Welcome to “The Dead Chicken Dance and Other Peace Corps Tales.” I am presently on a two month tour of the Mediterranean and other areas so I thought I would fill my blog space with one of the greatest adventures I have ever undertaken: a two-year tour as a Peace Corps Volunteer in Liberia, West Africa. Every two days I will post a new story.
When I have finished, I will publish the stories in digital and print book formats.
Gradually, we settled into a routine. By one in the afternoon, we had finished with another day of teaching and assigned it to the done pile. PB&J washed down by orange Kool-aid rewarded our success. Sam joined us. We bought the jelly and peanut butter from the Lebanese market. The bread came from the local baker. Occasionally it included bug parts. We looked before we bit.
Nap time was next; I fell in love with siestas. Rainy season helped. Torrential afternoon showers pounded down on our zinc roof, cooled the air, and lulled us to sleep. An hour later we rolled off the bed and jumped into lesson planning.
Monday through Friday Sam cooked Liberian chop for the three of us and on Saturdays Jo cooked Kwi food (western food) for him, usually pasta of some type. He had a teenager appetite and our budget was tight. Sam was off on Sundays.

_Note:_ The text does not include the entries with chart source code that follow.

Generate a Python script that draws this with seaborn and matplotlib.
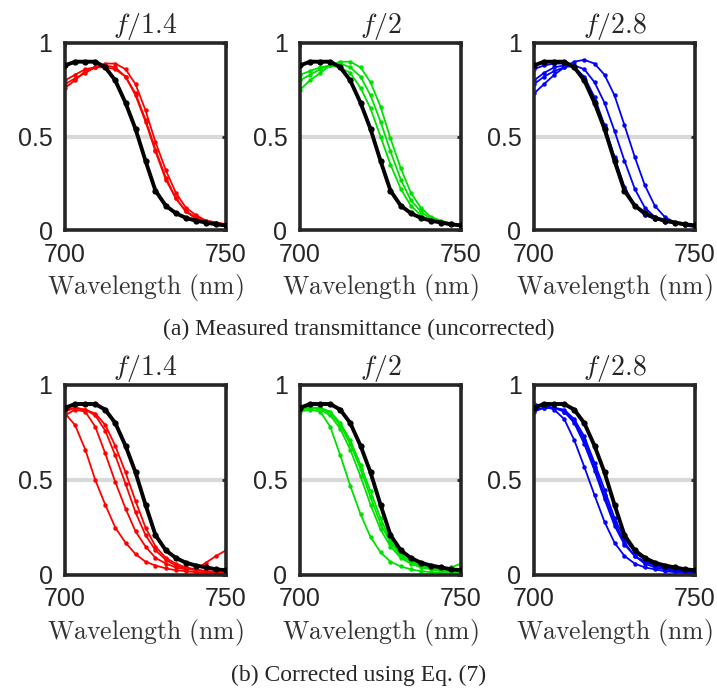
import matplotlib
matplotlib.use("Agg")
import matplotlib.pyplot as plt
import seaborn as sns
import pandas as pd

# ---------------- data ----------------
wavelength = [700.0, 703.1, 706.3, 709.4, 712.5, 715.6, 718.8, 721.9, 725.0,
              728.1, 731.3, 734.4, 737.5, 740.6, 743.8, 746.9, 750.0]

reference = [0.88, 0.90, 0.90, 0.90, 0.87, 0.80, 0.68, 0.54, 0.37, 0.21, 0.13,
             0.09, 0.065, 0.05, 0.04, 0.03, 0.025]

apertures = ["$f/1.4$", "$f/2$", "$f/2.8$"]
captions = ["(a) Measured transmittance (uncorrected)", "(b) Corrected using Eq. (7)"]

# measured (uncorrected)
meas_f14 = [
    [0.78, 0.81, 0.84, 0.87, 0.89, 0.89, 0.86, 0.78, 0.64, 0.47, 0.32, 0.20, 0.12, 0.08, 0.05, 0.04, 0.03],
    [0.76, 0.80, 0.85, 0.87, 0.88, 0.87, 0.82, 0.72, 0.58, 0.42, 0.27, 0.17, 0.10, 0.07, 0.05, 0.04, 0.03],
    [0.80, 0.83, 0.86, 0.87, 0.87, 0.86, 0.82, 0.73, 0.59, 0.43, 0.28, 0.17, 0.10, 0.06, 0.04, 0.03, 0.025],
]
meas_f2 = [
    [0.75, 0.80, 0.84, 0.88, 0.90, 0.90, 0.87, 0.79, 0.66, 0.49, 0.33, 0.20, 0.12, 0.07, 0.05, 0.035, 0.03],
    [0.80, 0.83, 0.86, 0.88, 0.89, 0.87, 0.82, 0.72, 0.58, 0.42, 0.27, 0.16, 0.10, 0.06, 0.04, 0.03, 0.025],
    [0.83, 0.85, 0.87, 0.88, 0.87, 0.84, 0.76, 0.65, 0.50, 0.35, 0.22, 0.13, 0.08, 0.05, 0.04, 0.03, 0.02],
]
meas_f28 = [
    [0.73, 0.78, 0.83, 0.87, 0.90, 0.91, 0.89, 0.83, 0.72, 0.56, 0.39, 0.24, 0.13, 0.07, 0.04, 0.025, 0.015],
    [0.78, 0.82, 0.85, 0.87, 0.88, 0.86, 0.79, 0.68, 0.53, 0.37, 0.22, 0.12, 0.07, 0.05, 0.035, 0.025, 0.02],
    [0.80, 0.84, 0.87, 0.88, 0.87, 0.82, 0.71, 0.56, 0.39, 0.23, 0.13, 0.08, 0.06, 0.045, 0.035, 0.03, 0.02],
    [0.86, 0.88, 0.89, 0.89, 0.87, 0.81, 0.69, 0.55, 0.38, 0.22, 0.13, 0.08, 0.06, 0.05, 0.04, 0.03, 0.02],
]

# corrected
corr_f14 = [
    [0.85, 0.79, 0.66, 0.50, 0.37, 0.25, 0.17, 0.11, 0.07, 0.05, 0.035, 0.025, 0.02, 0.015, 0.012, 0.01, 0.01],
    [0.84, 0.87, 0.86, 0.78, 0.64, 0.49, 0.35, 0.23, 0.15, 0.09, 0.06, 0.04, 0.03, 0.03, 0.065, 0.10, 0.13],
    [0.86, 0.88, 0.87, 0.84, 0.76, 0.63, 0.48, 0.33, 0.21, 0.13, 0.08, 0.05, 0.035, 0.025, 0.02, 0.015, 0.01],
    [0.87, 0.88, 0.87, 0.85, 0.79, 0.68, 0.54, 0.39, 0.25, 0.15, 0.09, 0.06, 0.04, 0.03, 0.02, 0.015, 0.01],
]
corr_f2 = [
    [0.86, 0.87, 0.86, 0.78, 0.63, 0.47, 0.32, 0.20, 0.12, 0.07, 0.045, 0.03, 0.02, 0.015, 0.01, 0.01, 0.01],
    [0.87, 0.88, 0.87, 0.84, 0.77, 0.66, 0.52, 0.37, 0.24, 0.15, 0.09, 0.06, 0.04, 0.03, 0.02, 0.015, 0.01],
    [0.87, 0.88, 0.88, 0.85, 0.79, 0.69, 0.56, 0.41, 0.27, 0.17, 0.10, 0.07, 0.05, 0.035, 0.03, 0.04, 0.06],
    [0.88, 0.88, 0.88, 0.86, 0.80, 0.71, 0.58, 0.44, 0.30, 0.18, 0.11, 0.07, 0.05, 0.035, 0.025, 0.02, 0.015],
]
corr_f28 = [
    [0.90, 0.89, 0.87, 0.82, 0.71, 0.57, 0.42, 0.28, 0.17, 0.10, 0.06, 0.04, 0.03, 0.02, 0.015, 0.01, 0.01],
    [0.86, 0.88, 0.88, 0.86, 0.80, 0.69, 0.55, 0.40, 0.26, 0.16, 0.10, 0.06, 0.04, 0.03, 0.02, 0.015, 0.01],
    [0.87, 0.88, 0.88, 0.86, 0.81, 0.71, 0.57, 0.42, 0.28, 0.17, 0.10, 0.07, 0.05, 0.035, 0.025, 0.02, 0.015],
    [0.89, 0.89, 0.88, 0.87, 0.82, 0.73, 0.59, 0.45, 0.30, 0.19, 0.12, 0.08, 0.05, 0.04, 0.03, 0.02, 0.015],
]

panel_colors = ["#ff0000", "#00e000", "#0000ff"]
rows = [[meas_f14, meas_f2, meas_f28], [corr_f14, corr_f2, corr_f28]]

# ---------------- style ----------------
sns.set_style("white")
plt.rcParams["font.family"] = ["Liberation Sans", "DejaVu Sans"]
plt.rcParams["mathtext.fontset"] = "cm"

fig = plt.figure(figsize=(7.17, 6.92), dpi=100)

W, H = 717.0, 692.0
col_left = [65, 300, 534]
col_width = 161
row_top = [43, 385]
row_height = [187, 190]

spine_col = "#262626"

for r in range(2):
    for c in range(3):
        left = col_left[c] / W
        bottom = 1 - (row_top[r] + row_height[r]) / H
        ax = fig.add_axes([left, bottom, col_width / W, row_height[r] / H])
        ax.axhline(0.5, color="#d9d9d9", lw=3, zorder=0)
        for i, curve in enumerate(rows[r][c]):
            df = pd.DataFrame({"wl": wavelength, "T": curve})
            sns.lineplot(data=df, x="wl", y="T", ax=ax, color=panel_colors[c],
                         lw=1.3, marker="o", markersize=3.2, markeredgewidth=0,
                         zorder=2)
        dref = pd.DataFrame({"wl": wavelength, "T": reference})
        sns.lineplot(data=dref, x="wl", y="T", ax=ax, color="black", lw=2.8,
                     marker="o", markersize=4.5, markeredgewidth=0, zorder=3)
        ax.set_xlim(700, 750)
        ax.set_ylim(0, 1)
        ax.set_xticks([700, 750])
        ax.set_xticklabels(["700", "750"])
        ax.set_yticks([0, 0.5, 1])
        ax.set_yticklabels(["0", "0.5", "1"])
        ax.tick_params(axis="both", direction="in", length=3, width=2,
                       color=spine_col, labelsize=18, labelcolor="#262626",
                       top=True, right=True)
        ax.tick_params(axis="y", pad=9)
        ax.tick_params(axis="x", pad=9)
        for s in ax.spines.values():
            s.set_color(spine_col)
            s.set_linewidth(2.6)
            s.set_visible(True)
        ax.set_ylabel("")
        ax.set_xlabel(r"$\mathrm{Wavelength\ (nm)}$", fontsize=18.5, color="#333333",
                      labelpad=4)
        ax.set_title(apertures[c], fontsize=20, pad=7)

fig.text(0.5, 1 - 329 / H, captions[0], ha="center", va="center",
         fontsize=17, family=["Liberation Serif", "DejaVu Serif"])
fig.text(0.5, 1 - 675 / H, captions[1], ha="center", va="center",
         fontsize=17, family=["Liberation Serif", "DejaVu Serif"])

fig.savefig("out.png", dpi=100)
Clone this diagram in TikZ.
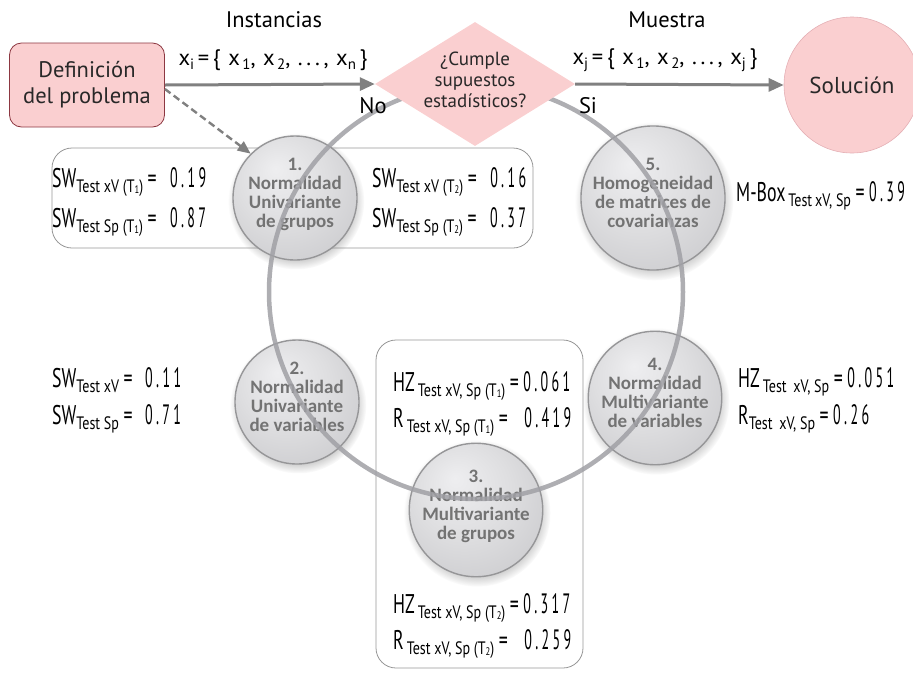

Chop consisted of a thick soup made up of meat, greens, hot peppers, bouillon, tomato paste and palm oil. It was served on top of country rice, the staple crop and food of the Kpelle. The rice was raised on the hillsides as opposed to in swamps and arrived with small stones that Sam carefully picked out. The nearest dentist was in Monrovia. If you let him near your mouth he would find 15 cavities you didn’t have. Peace Corps paid well.
The meat might be beef, chicken, fish, goat or even pork, but we usually opted for Argentine canned beef.
Fresh beef required a six am trip to the market on Saturday. We knew it was fresh because the butcher carved it off a still quivering carcass that had been a live steer an hour earlier. You pointed at the cut you wanted. Anything without bone was steak. It was not marbled in fat. Liberian cattle were rib-showing skinny and fed off of any grass they could hustle. We sacrificed the meat to an old-fashioned meat grinder and cooked it to death.
Our experience with Gbarnga’s butcher convinced us that canned beef tasted really good.
The greens for our chop came from Gbarnga’s thriving open-air market. Collards, potato greens, eggplants, pumpkins and bitter balls were our options. Bitter balls tasted exactly like their name: eating them one time was once too many. The number of peppers thrown in depended on tolerance for hot. We progressed from being one-pepper-people to three-pepper-people during our stay. Palm oil added a unique, almost nutty taste.
The market was filled with tribal women selling everything from palm oil to large snails that constantly escaped from their tubs and crawled off. ‘Small boys’ were sent to retrieve them. Sam refused to cook the fist-size Gastropods. “They are taboo for my family.” Taboo was a word he had learned from an anthropologist. I wasn’t sure about the taboo part but hung in with him. I had no more desire for dining on the slimy creatures than he did.
Produce was carried to market in large metal bowls that the women balanced on their heads with ramrod backs and ballerina grace. Given enough beer, I wandered around our house trying to master the procedure. Five seconds were my record before everything came crashing down.
The women wore brightly colored lappas with blouses and headscarves. They would squat next to their produce and call out prices. Large, juicy oranges were “one cent, one cent” in season. Grapefruits were “five cent, five cent” and giant pineapples a quarter. Avocados or butter pears as the Liberians called them could also be purchased for a few cents.
The oranges sported green skins and the pineapples ant nests but both were “sweeto,” as my students liked to say. We added orange juice to our orange Kool-aid. Plopping the pineapples into a bucket of water over night did in the ants. By morning they were little black floaters, forming a scum on top of the water.
Our appearance at the market caused inflation but bargaining was expected. We took along Sam whose rapid Kpelle assured everyone got a fair deal. Eventually Sam took over the shopping chores. We’d send him off with five dollars and he would bring home a week’s worth of food.
When dark arrived in it’s efficient tropical fashion, we would light our kerosene lantern and get cozy. Peace Corps supplied each Volunteer with a book locker filled with one hundred books. We considered it our responsibility to read them all. TV was not an option. I was curious about who made the book selections. My money was on a Harvard professor of literature. The book lockers were heavy on classics and short on mysteries and Sci-fi.
Occasionally we would add a game of scrabble or cards to our evening routine. Around 10 PM it was time for us to eliminate any cockroaches that had strayed into our bedroom and drift off to dreamland.